Your story is mine word for word I know exactly where you're coming from and one day I was doing some reading and Came Upon A covert narcissist it fits my husband to the T I don't know I believe he has deep-rooted issues of anger something that he has to come face-to-face with from a long time ago but I'm just saying you might want to look it up watch a couple of the videos from the therapist I hold you in my prayers and sending you a hug of love healing love

Jul 26, 2018
TIRED
by: Anonymous

I'm going thru pretty much the same thing with my husband...starting to wonder if he's bipolar an am feeling really hurt inside from his comments towards me....anything I say or do or if his phone messes up or if stuff doesn't go his way ,it's all my fault.....some how I broke this or that ...couldnt even talk with him, he tells me I'm raising my voice n hollering at him. when I'm not...so now just keeping stuff to myself...dont feel like arguing..he always turns it around...feelibg tired....an i can't do anything right....got to the point now when he tells me he's sorry an i don't believe him anymore....an when we're with my family he treats me good, but soon as they leave it's all about him and what he wants an needs...i just started working recently and my paycheck is used for food an other stuff an his for bills, but I'm broke before my next check an he isnt....but he tells me his money is our mo net but he doesn't offer me any or tell me how much he has...i never ask him....feeling tired...

Jan 07, 2019
Negative partner
by: Anonymous

I was searching for "negative husband" I guess just to see if I am alone in this journey. My husband is soooo negative. He complains about everything and blames me for being unhappy despite that we have a beautiful family. We have been together for 17 years, he is 9 years older than me, but he looks younger. He is such a great husband, attentive, provider, and he cares about our family. However, I feel he is driving me nuts with his negativity. For example, I asked him to help me buy a house back home (Costa Rica), his response was "no" because he doesn't think he will be able to live much longer, but he is only 47 years old. Than he complains about not being happy in North America because the state we are in is too cold. I told him to go back once and for all. Honestly he is driving me nuts and the worse case that and I am staring to be negative. So what you recommend ?

Jan 30, 2019
Living with constant negativity
by: Anonymous

Living with this very same thing.

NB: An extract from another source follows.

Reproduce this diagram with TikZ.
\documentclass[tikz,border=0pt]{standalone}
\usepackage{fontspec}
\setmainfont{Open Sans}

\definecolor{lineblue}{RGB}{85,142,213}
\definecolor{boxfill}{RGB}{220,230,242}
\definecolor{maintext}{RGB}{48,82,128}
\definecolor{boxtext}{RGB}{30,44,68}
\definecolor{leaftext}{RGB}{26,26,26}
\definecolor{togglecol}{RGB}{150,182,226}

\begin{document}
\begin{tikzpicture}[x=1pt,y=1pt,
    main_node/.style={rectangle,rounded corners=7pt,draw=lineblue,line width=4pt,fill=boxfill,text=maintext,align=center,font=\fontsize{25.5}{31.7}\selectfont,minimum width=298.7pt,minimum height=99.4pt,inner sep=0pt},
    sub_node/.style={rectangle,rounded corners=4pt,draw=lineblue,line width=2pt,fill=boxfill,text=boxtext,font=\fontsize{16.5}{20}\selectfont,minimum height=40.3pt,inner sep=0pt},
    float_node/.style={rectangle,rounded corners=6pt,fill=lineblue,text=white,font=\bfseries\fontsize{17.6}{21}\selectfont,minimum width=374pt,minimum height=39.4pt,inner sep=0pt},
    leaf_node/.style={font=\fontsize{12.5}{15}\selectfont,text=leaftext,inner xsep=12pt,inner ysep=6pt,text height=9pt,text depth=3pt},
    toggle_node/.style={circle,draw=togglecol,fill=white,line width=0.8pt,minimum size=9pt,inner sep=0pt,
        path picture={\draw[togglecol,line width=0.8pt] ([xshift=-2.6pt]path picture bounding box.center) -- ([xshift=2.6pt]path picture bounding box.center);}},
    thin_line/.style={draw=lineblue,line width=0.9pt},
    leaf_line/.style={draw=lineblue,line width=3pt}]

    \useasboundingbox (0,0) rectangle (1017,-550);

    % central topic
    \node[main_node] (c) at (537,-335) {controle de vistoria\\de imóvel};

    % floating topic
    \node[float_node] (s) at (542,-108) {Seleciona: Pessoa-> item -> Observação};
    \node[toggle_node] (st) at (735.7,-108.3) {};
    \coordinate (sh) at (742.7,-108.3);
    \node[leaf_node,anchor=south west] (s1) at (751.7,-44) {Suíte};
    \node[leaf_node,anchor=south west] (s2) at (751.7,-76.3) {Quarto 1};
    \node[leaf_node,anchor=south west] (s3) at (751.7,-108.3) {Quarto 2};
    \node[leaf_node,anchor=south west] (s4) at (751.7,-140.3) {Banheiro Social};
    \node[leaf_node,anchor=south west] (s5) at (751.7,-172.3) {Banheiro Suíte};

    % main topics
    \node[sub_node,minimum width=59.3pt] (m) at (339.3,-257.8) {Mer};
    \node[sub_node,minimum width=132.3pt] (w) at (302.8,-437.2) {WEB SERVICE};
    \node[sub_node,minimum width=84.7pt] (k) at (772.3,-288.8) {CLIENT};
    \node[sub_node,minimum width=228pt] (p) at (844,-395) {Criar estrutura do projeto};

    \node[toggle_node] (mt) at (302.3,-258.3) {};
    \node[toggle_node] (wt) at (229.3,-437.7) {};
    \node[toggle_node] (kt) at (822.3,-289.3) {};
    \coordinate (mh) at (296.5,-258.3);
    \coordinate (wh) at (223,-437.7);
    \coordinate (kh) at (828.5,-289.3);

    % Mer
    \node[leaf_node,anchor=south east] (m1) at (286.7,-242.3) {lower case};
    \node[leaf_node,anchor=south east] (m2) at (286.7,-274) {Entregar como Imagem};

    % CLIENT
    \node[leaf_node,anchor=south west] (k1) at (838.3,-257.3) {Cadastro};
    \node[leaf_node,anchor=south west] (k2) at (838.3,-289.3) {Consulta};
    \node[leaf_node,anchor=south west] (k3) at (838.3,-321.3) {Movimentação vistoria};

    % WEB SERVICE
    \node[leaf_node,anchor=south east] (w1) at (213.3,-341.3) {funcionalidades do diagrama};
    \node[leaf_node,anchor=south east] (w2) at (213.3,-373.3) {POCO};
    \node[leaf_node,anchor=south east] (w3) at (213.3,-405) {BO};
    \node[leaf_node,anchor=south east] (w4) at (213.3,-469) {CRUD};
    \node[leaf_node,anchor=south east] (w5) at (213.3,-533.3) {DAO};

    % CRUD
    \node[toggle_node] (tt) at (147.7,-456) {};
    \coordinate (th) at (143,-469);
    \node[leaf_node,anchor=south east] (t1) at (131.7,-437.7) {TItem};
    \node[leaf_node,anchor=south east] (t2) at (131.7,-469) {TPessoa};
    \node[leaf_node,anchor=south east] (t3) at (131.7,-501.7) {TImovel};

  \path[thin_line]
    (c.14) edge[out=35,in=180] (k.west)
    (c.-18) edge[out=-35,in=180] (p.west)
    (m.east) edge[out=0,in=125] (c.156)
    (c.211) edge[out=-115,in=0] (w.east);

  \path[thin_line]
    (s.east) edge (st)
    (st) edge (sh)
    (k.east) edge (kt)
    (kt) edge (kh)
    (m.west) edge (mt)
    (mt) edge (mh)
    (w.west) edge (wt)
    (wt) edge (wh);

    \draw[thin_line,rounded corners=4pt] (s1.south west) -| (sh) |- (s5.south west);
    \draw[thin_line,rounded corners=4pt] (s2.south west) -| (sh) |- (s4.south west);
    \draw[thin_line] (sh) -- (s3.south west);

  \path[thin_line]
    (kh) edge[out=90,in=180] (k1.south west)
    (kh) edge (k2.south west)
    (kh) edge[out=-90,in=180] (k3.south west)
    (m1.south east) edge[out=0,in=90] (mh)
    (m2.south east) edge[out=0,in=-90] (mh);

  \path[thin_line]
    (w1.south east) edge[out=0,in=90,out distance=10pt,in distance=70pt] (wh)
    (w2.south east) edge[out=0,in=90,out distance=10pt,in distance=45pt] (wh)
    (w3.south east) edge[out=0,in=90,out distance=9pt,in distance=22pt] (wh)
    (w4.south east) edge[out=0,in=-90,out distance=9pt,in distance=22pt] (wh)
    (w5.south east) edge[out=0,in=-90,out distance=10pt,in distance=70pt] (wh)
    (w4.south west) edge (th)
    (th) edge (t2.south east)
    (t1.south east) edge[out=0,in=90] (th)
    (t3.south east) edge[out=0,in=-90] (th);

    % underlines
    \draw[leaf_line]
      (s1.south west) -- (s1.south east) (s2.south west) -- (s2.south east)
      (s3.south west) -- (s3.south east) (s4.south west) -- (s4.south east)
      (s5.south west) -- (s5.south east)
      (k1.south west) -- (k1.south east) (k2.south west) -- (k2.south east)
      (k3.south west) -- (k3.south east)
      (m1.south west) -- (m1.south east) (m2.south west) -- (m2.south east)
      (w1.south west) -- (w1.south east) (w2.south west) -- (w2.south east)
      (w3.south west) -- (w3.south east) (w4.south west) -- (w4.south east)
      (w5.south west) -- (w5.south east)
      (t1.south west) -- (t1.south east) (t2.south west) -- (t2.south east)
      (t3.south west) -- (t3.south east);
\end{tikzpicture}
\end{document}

It hurts but it’s always my fault and I caused it. I do not believe a kind and loving relationship exists in real life. In addition there is ZERO intimacy!

Sep 09, 2019
Same here
by: Erica

I am in the same place as many of you. My husband is a bitter, angry, venomous person. He wasn’t always that way but has become so angry over time. It doesn’t take much to arouse his anger. This morning was great, I thought. We went to work and he asked me after someone else stood him up to have lunch. When he arrived at home office I was talking to a friend and he blew up over that sending me a nasty set of emails demanding a divorce which by the way has been. thrown around almost weekly for the entire summer. His mother is abusive and he allows for that except when he expects me to side with him during their disagreements. He and his younger sister have said nasty things about me behind my back but in public he’s a shining symbol of love and devotion. He exploded last month because the internet company had mistakenly overcharged us. He demanded that I accompany him to the company. When I told him that I had to go to the office first he exploded with anger. Swearing and blaming me for the whole thing. I also came to share my story and seek support.